On a cold damp day in late October, a small group of people watched the marker honoring the FCA Children’s Home be installed on the brick chimney wall of the Little League snack bar building on Willis Avenue at the Mineola Athletic Association Baseball fields.
“This is the first Mineola Historical marker to be put in place,” Vice President of the Mineola Historical Society Peter Burnside said. “The dedication is for the first of its kind Children’s Home on Long Island and was a big improvement over the previously state-run facilities, which were a little better than work houses. When we think of the place that Oliver Twist or Orphan Annie lived in, we can see that a privately run facility with strong supervision by caring benefactors was a big improvement for the children. Nationally we have to thank the likes of Louisa Lee Schyler—the great granddaughter of Alexander Hamilton—and other notable ladies at the time who badgered Congress to allow private institutions to build and operate compassionate homes for unwanted children. The grounds were open to neighborhood children to play, exercise and mingle with the residents of the home.”
Burnside added that The Children’s Home in Mineola was an ideal place for these orphans and abandoned children. In the mid 1800s, Hempstead resident Kate Riddell secured the plot of land and supervised the day-to-day operations of the facilities. Doctor Charles Finn ran a clinic to attend to the welfare of the children on the property. Former trustees Benjamin Hicks and George W. Bergen were local gentry who were also heavily involved with the day-to-day activities.

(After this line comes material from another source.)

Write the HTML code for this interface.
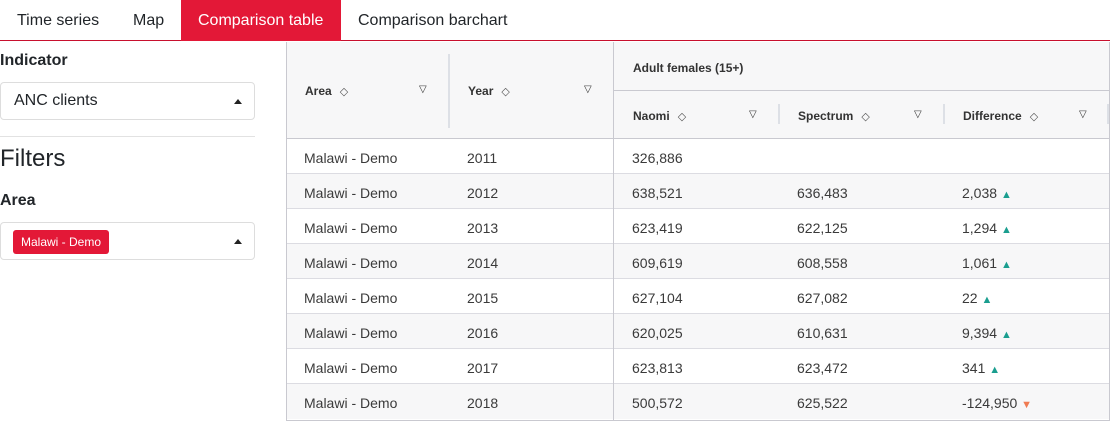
<!DOCTYPE html>
<html><head><meta charset="utf-8"><style>
*{box-sizing:border-box;margin:0;padding:0}
body{width:1110px;height:421px;background:#fff;font-family:"Liberation Sans",sans-serif;color:#212529;position:relative;overflow:hidden}
.a{position:absolute}
.tab{position:absolute;top:0;height:41px;line-height:41px;font-size:16px;padding:0 17px}
.th{font-size:12px;font-weight:bold;color:#333}
.fi{font-size:10px;font-weight:normal;color:#333}
.cell{position:absolute;font-size:14px;color:#3a3a3a;line-height:35px}
.sort{font-weight:normal;font-size:11px;margin-left:8px;color:#555}
.sel{position:absolute;left:0;width:255px;height:38px;border:1px solid #ddd;border-radius:4px}
.caret{position:absolute;right:12px;top:16px;width:0;height:0;border-left:4px solid transparent;border-right:4px solid transparent;border-bottom:5px solid #222}
</style></head><body>
<div class="a" style="left:0;top:40px;width:1110px;height:1px;background:#c8102e"></div>
<div class="tab" style="left:0">Time series</div>
<div class="tab" style="left:116px">Map</div>
<div class="tab" style="left:181px;width:160px;background:#e31837;color:#fff">Comparison table</div>
<div class="tab" style="left:341px">Comparison barchart</div>

<div class="a" style="left:0;top:52px;font-size:16px;font-weight:bold">Indicator</div>
<div class="sel" style="top:82px"><span class="a" style="left:13px;top:9px;font-size:16px">ANC clients</span><span class="caret"></span></div>
<div class="a" style="left:0;top:136px;width:255px;height:1px;background:#e2e2e2"></div>
<div class="a" style="left:0;top:145px;font-size:24px">Filters</div>
<div class="a" style="left:0;top:192px;font-size:16px;font-weight:bold">Area</div>
<div class="sel" style="top:222px"><span class="a" style="left:12px;top:7px;height:24px;line-height:24px;padding:0 8px;background:#e31837;color:#fff;border-radius:3px;font-size:12px">Malawi - Demo</span><span class="caret"></span></div>

<div class="a" id="tbl" style="left:286px;top:42px;width:824px;height:379px;border:1px solid #c9c9d0;border-top:none;overflow:hidden">
 <div class="a" style="left:0;top:0;width:824px;height:97px;background:#f7f7f8;border-bottom:1px solid #c9c9d0"></div>
 <div class="a" style="left:326px;top:0;width:1px;height:97px;background:#c9c9d0"></div>
 <div class="a" style="left:326px;top:48px;width:497px;height:1px;background:#c9c9d0"></div>
 <div class="a" style="left:161px;top:12px;width:2px;height:74px;background:#dde0e6"></div>
 <div class="a" style="left:491px;top:62px;width:2px;height:20px;background:#dde0e6"></div>
 <div class="a" style="left:656px;top:62px;width:2px;height:20px;background:#dde0e6"></div>
 <div class="a" style="left:820px;top:62px;width:2px;height:20px;background:#dde0e6"></div>
 <div class="a th" style="left:18px;top:42px">Area<span class="sort">◇</span></div>
 <div class="a fi" style="left:132px;top:42px">▽</div>
 <div class="a th" style="left:181px;top:42px">Year<span class="sort">◇</span></div>
 <div class="a fi" style="left:297px;top:42px">▽</div>
 <div class="a th" style="left:346px;top:19px">Adult females (15+)</div>
 <div class="a th" style="left:346px;top:67px">Naomi<span class="sort">◇</span></div>
 <div class="a fi" style="left:462px;top:67px">▽</div>
 <div class="a th" style="left:511px;top:67px">Spectrum<span class="sort">◇</span></div>
 <div class="a fi" style="left:627px;top:67px">▽</div>
 <div class="a th" style="left:676px;top:67px">Difference<span class="sort">◇</span></div>
 <div class="a fi" style="left:792px;top:67px">▽</div>
 <div class="a" style="left:326px;top:97px;width:1px;height:282px;background:#c9c9d0"></div>
</div>
<script>
const years=[2011,2012,2013,2014,2015,2016,2017,2018];
const naomi=[326886,638521,623419,609619,627104,620025,623813,500572];
const spectrum=[null,636483,622125,608558,627082,610631,623472,625522];
const tbl=document.getElementById('tbl');
const f=n=>n.toLocaleString('en-US');
years.forEach((y,i)=>{
 const top=97+i*35;
 const row=document.createElement('div');
 row.className='a';
 
 
 row.style.cssText=`left:0;top:${top}px;width:824px;height:35px;border-bottom:${i<years.length-1?'1px solid #dcdce2':'none'};background:${i%2?'#f7f7f8':'#fff'}`;
 tbl.insertBefore(row,tbl.children[1]);
 const cells=[['Malawi - Demo',17],[String(y),180],[f(naomi[i]),345]];
 if(spectrum[i]!=null){
  const d=naomi[i]-spectrum[i];
  cells.push([f(spectrum[i]),510]);
  cells.push([f(d)+(d>=0?' <span style="color:#1a9e8f;font-size:11px">▲</span>':' <span style="color:#f07b52;font-size:11px">▼</span>'),675]);
 }
 cells.forEach((c,j)=>{
  const el=document.createElement('div');
  el.className='cell';
  
  
  el.style.left=c[1]+'px';el.style.top=(top+2)+'px';
  el.innerHTML=c[0];
  tbl.appendChild(el);
 });
});
</script>
</body></html>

The location of The Children’s Home was the original location of where FCA once stood where the three-story Victorian home housed 64 orphans. This land was given to the Village of Mineola in 1950 under the circumstance that the premises should only be used for the establishment of a children’s park, playground, recreational center, and places for housing of children’s organizations such as Boy Scouts, Girl Scouts, Police Boys clubs. The FCA celebrated is 135th anniversary two years ago in 2019. FCA is a nonprofit agency helping more than 30,000 Long Islanders each year and has worked to protect and strengthen vulnerable children, seniors, families and communities on the Island. FCA is currently located in its new headquarters at 377 Oak St. in Garden City.
“Former president of the Mineola Historical Society Neil Young had a vision of a historical marker trail in Mineola, but passed away before he could see his dream fulfilled, so we have picked up the torch and plan to continue with the mission,” Burnside added. “We have about 12 more on the list and some of them such as, the ‘Opera House’, ‘Mineola Theater,’ ‘Nassau Hospital’ and ‘St. Paul’s Chapel’ are already in the works. Others include the ‘Old Library’ and ‘Long Island Motor Parkway’ (aka Vanderbilt”s Motorway) are in the not-too-distant future. It takes time and money to do this and each bronze marker costs almost $400. We are always happy to receive donations to the cause.”
Deputy Mayor Paul Pereira, who was in attendance at the dedication ceremony, praised the historical society and FCA’s efforts in promoting local history and noted how the donation of land in 1950 from the board of the Children’s Home to the village has impacted multiple generations of children in the community.
If you would like to help the historical society, donations can be made out to Mineola Historical Society, and be mailed to P.O. Box 423, Mineola NY 11501.
“The dedication ceremony went well,” Burnside said. “Unfortunately, we had hoped to advertise this at the street fair, but that was a washout, so not many people from the local community showed up.”